Canadian researchers discover genetic mutation that may explain higher rates of autism in boys

Canadian researchers have narrowed in on a genetic trend found in some young males that may explain why autism is four times more likely to occur in boys than girls.
Researchers, led by Dr. John Vincent, head of the Centre for Addiction and Mental Health (CAMH) reported in the journal Science Translational Medicine that a small percentage of boys with autism carry a gene mutation that's not seen in those without the condition.
The mutated gene is called PTCHD1 and is located on the X chromosome. Looking at the gene sequences of 2,000 individuals diagnosed with Autism Spectrum Disorder, researchers found about 1% of boys with austism had mutations in the PTCHD1 gene on the X-chromosome.

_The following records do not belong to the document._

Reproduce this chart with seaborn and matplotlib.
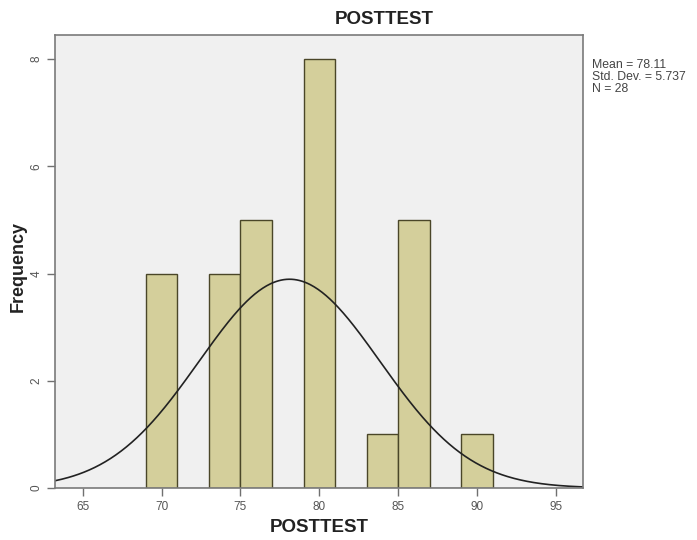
import numpy as np
import pandas as pd
import matplotlib
matplotlib.use("Agg")
import matplotlib.pyplot as plt
import seaborn as sns

# ---- data ----
bin_edges = [69, 71, 73, 75, 77, 79, 81, 83, 85, 87, 89, 91]
counts = [4, 0, 4, 5, 0, 8, 0, 1, 5, 0, 1]
mean_val = 78.11
std_val = 5.737
n_val = 28
x_ticks = [65, 70, 75, 80, 85, 90, 95]
y_ticks = [0, 2, 4, 6, 8]
title = "POSTTEST"
x_label = "POSTTEST"
y_label = "Frequency"

sns.set_style("white")
plt.rcParams['font.family'] = ['Liberation Sans', 'DejaVu Sans']

W, H = 697, 540
fig = plt.figure(figsize=(W / 100, H / 100), dpi=100)
fig.patch.set_facecolor("white")
L, R, T, B = 55, 582.7, 35, 488
ax = fig.add_axes([L / W, 1 - B / H, (R - L) / W, (B - T) / H])
ax.set_facecolor("#f0f0f0")

centers = [(a + b) / 2 for a, b in zip(bin_edges[:-1], bin_edges[1:])]
df = pd.DataFrame({"value": centers, "count": counts})
sns.histplot(data=df, x="value", weights="count", bins=bin_edges, ax=ax,
             color="#d4cf9b", alpha=1, edgecolor="#4a4628", linewidth=1.0)

binw = bin_edges[1] - bin_edges[0]
xs = np.linspace(63.24, 96.7, 400)
ys = n_val * binw / (std_val * np.sqrt(2 * np.pi)) * np.exp(-0.5 * ((xs - mean_val) / std_val) ** 2)
sns.lineplot(x=xs, y=ys, ax=ax, color="#222222", linewidth=1.2)

ax.set_xlim(63.24, 96.7)
ax.set_ylim(0, 8.45)
ax.set_xticks(x_ticks)
ax.set_yticks(y_ticks)
ax.set_xticklabels([str(v) for v in x_ticks], fontsize=8.5, color="#555555")
ax.set_yticklabels([str(v) for v in y_ticks], fontsize=8.5, color="#555555",
                   rotation=90, va="center")
ax.tick_params(axis="both", direction="out", length=6, width=1, color="#707070",
               bottom=True, left=True, pad=3)
for s in ax.spines.values():
    s.set_visible(True)
    s.set_color("#7a7a7a")
    s.set_linewidth(1.2)
ax.set_xlabel("")
ax.set_ylabel("")

fig.text(384.5 / W, 1 - 20 / H, title, ha="center", va="center",
         fontsize=13.5, fontweight="bold", color="#222222")
fig.text((L + R) / 2 / W, 1 - 528 / H, x_label, ha="center", va="center",
         fontsize=13.5, fontweight="bold", color="#222222")
fig.text(18 / W, 1 - 266 / H, y_label, ha="center", va="center", rotation=90,
         fontsize=13, fontweight="bold", color="#222222")
fig.text(592 / W, 1 - 59 / H,
         f"Mean = {mean_val:.2f}\nStd. Dev. = {std_val:.3f}\nN = {n_val}",
         ha="left", va="top", fontsize=8.8, color="#444444", linespacing=1.0)

fig.savefig("out.png", dpi=100)
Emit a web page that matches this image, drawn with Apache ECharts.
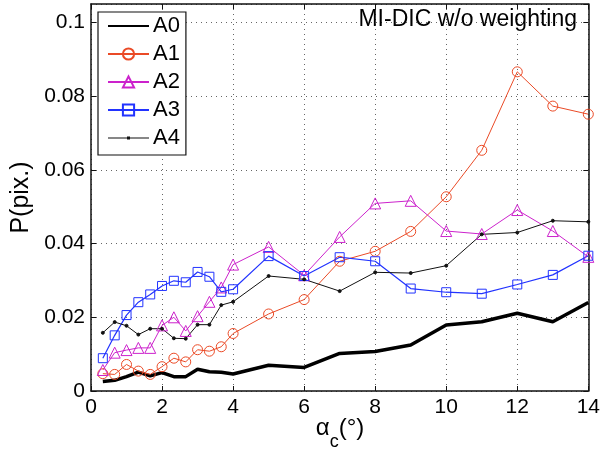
<!DOCTYPE html>
<html>
<head>
<meta charset="utf-8">
<script src="https://cdn.jsdelivr.net/npm/echarts@6/dist/echarts.min.js"></script>
<style>html,body{margin:0;padding:0;background:#fff}#c{width:603px;height:450px}</style>
</head>
<body>
<div id="c"></div>
<script>
const xVals = [0.333, 0.667, 1, 1.333, 1.667, 2, 2.333, 2.667, 3, 3.333, 3.667, 4, 5, 6, 7, 8, 9, 10, 11, 12, 13, 14];
const A0 = [0.0026, 0.0029, 0.0039, 0.0051, 0.0041, 0.0050, 0.0039, 0.0039, 0.0059, 0.0052, 0.0051, 0.0046, 0.0070, 0.0064, 0.0102, 0.0107, 0.0125, 0.0179, 0.0188, 0.0211, 0.0188, 0.0240];
const A1 = [0.0047, 0.0045, 0.0072, 0.0054, 0.0045, 0.0066, 0.0089, 0.0079, 0.0112, 0.0108, 0.0120, 0.0156, 0.0209, 0.0248, 0.0352, 0.0379, 0.0433, 0.0527, 0.0653, 0.0866, 0.0773, 0.0751];
const A2 = [0.0057, 0.0104, 0.0111, 0.0117, 0.0117, 0.0178, 0.0200, 0.0163, 0.0203, 0.0242, 0.0281, 0.0343, 0.0391, 0.0314, 0.0418, 0.0509, 0.0516, 0.0434, 0.0426, 0.0491, 0.0434, 0.0364];
const A3 = [0.0089, 0.0151, 0.0206, 0.0241, 0.0262, 0.0285, 0.0299, 0.0295, 0.0323, 0.0310, 0.0269, 0.0276, 0.0366, 0.0312, 0.0363, 0.0352, 0.0278, 0.0268, 0.0264, 0.0289, 0.0315, 0.0367];
const A4 = [0.0158, 0.0187, 0.0177, 0.0153, 0.0169, 0.0169, 0.0143, 0.0142, 0.0180, 0.0180, 0.0233, 0.0242, 0.0312, 0.0303, 0.0271, 0.0322, 0.0320, 0.0340, 0.0425, 0.0430, 0.0462, 0.0459];
const seriesNames = ['A0', 'A1', 'A2', 'A3', 'A4'];
const titleText = 'MI-DIC w/o weighting';

const FONT = '"Liberation Sans", Arial, Helvetica, sans-serif';
const pair = ys => xVals.map((x, i) => [x, ys[i]]);
const chart = echarts.init(document.getElementById('c'), null, {renderer: 'canvas'});

const gridLine = {show: true, lineStyle: {color: '#666', type: [1, 4], width: 1}};
const frame = {show: true, onZero: false, lineStyle: {color: '#111', width: 1.5}};
const tick = {show: true, inside: true, length: 5, lineStyle: {color: '#111', width: 1}};

function mk(name, data, color, symbol, size, width, hollow) {
  return {
    name, type: 'line', data: pair(data), symbol, symbolSize: size,
    showSymbol: symbol !== 'none',
    lineStyle: {color, width},
    itemStyle: {color: hollow ? 'rgba(255,255,255,0)' : color, borderColor: color, borderWidth: 1},
    emphasis: {disabled: true}, animation: false
  };
}

chart.setOption({
  animation: false,
  textStyle: {fontFamily: FONT},
  grid: {left: 91, right: 14, top: 4, bottom: 59, containLabel: false},
  title: {text: titleText, right: 26, top: 8, padding: 0,
    textStyle: {fontFamily: FONT, fontSize: 23, fontWeight: 'normal', color: '#000'}},
  graphic: [{
    type: 'text', x: 340, y: 416, silent: true,
    style: {
      text: '{a|α}{s|c}{a|(°)}', align: 'center', verticalAlign: 'top',
      rich: {
        a: {fontFamily: FONT, fontSize: 24, lineHeight: 30, verticalAlign: 'top', fill: '#000'},
        s: {fontFamily: FONT, fontSize: 18, lineHeight: 20, padding: [17, 0, 0, 0], verticalAlign: 'top', fill: '#000'}
      }
    }
  }],
  legend: {
    orient: 'vertical', left: 98, top: 12, padding: [3, 6, 6, 9], itemGap: 6,
    itemWidth: 41, itemHeight: 14,
    backgroundColor: '#fff', borderColor: '#111', borderWidth: 1.2,
    textStyle: {fontFamily: FONT, fontSize: 22, color: '#000', padding: [0, 0, 0, -1]},
    data: [
      {name: 'A0', itemStyle: {color: 'rgba(0,0,0,0)', borderColor: 'rgba(0,0,0,0)', borderWidth: 0}},
      'A1', 'A2', 'A3',
      {name: 'A4', icon: 'path://M0,0 M41,14 M0,6.5 L41,6.5 L41,7.5 L0,7.5 Z M19,5.5 L22,5.5 L22,8.5 L19,8.5 Z',
       itemStyle: {color: '#111', borderWidth: 0}}
    ]
  },
  xAxis: [{
    type: 'value', min: 0, max: 14, interval: 2,
    axisLine: frame, axisTick: tick, splitLine: gridLine,
    axisLabel: {fontFamily: FONT, fontSize: 21, color: '#000', margin: 6}
  }, {
    type: 'value', min: 0, max: 14, interval: 2, position: 'top',
    axisLine: frame, axisTick: tick, splitLine: {show: false}, axisLabel: {show: false}
  }],
  yAxis: [{
    type: 'value', min: 0, max: 0.105, interval: 0.02,
    name: 'P(pix.)', nameLocation: 'middle', nameGap: 54,
    nameTextStyle: {fontFamily: FONT, fontSize: 25, color: '#000'},
    axisLine: frame, axisTick: tick, splitLine: gridLine,
    axisLabel: {fontFamily: FONT, fontSize: 21, color: '#000', margin: 6, showMaxLabel: false}
  }, {
    type: 'value', min: 0, max: 0.105, interval: 0.02, position: 'right',
    axisLine: frame, axisTick: tick, splitLine: {show: false}, axisLabel: {show: false}
  }],
  series: [
    mk('A0', A0, '#000000', 'none', 0, 3.5, false),
    mk('A1', A1, '#ea4a26', 'circle', 10, 1, true),
    mk('A2', A2, '#cc22cc', 'triangle', 11, 1, true),
    mk('A3', A3, '#2233ff', 'rect', 9, 1.2, true),
    mk('A4', A4, '#111111', 'circle', 3, 1, false)
  ]
});
</script>
</body>
</html>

Similar mutations were not found in other boys used as a control group in the study, and girls seemed to be unaffected by it, due to the fact that they have a second X chromosome. Therefore, any mutation found in one X chromosome can be compensated by the gene in the other, according to Dr. Vincent.
An estimated 190,000 Canadians have autism spectrum disorder, or roughly one in 70 boys. It ranges in severity, but often includes problems communicating and interacting with others, as well as unusual patterns of behaviour.
By next January, the research team hopes to have a test that will identify autistic boys with the mutation. That would allow any younger brothers to be tested at a young age.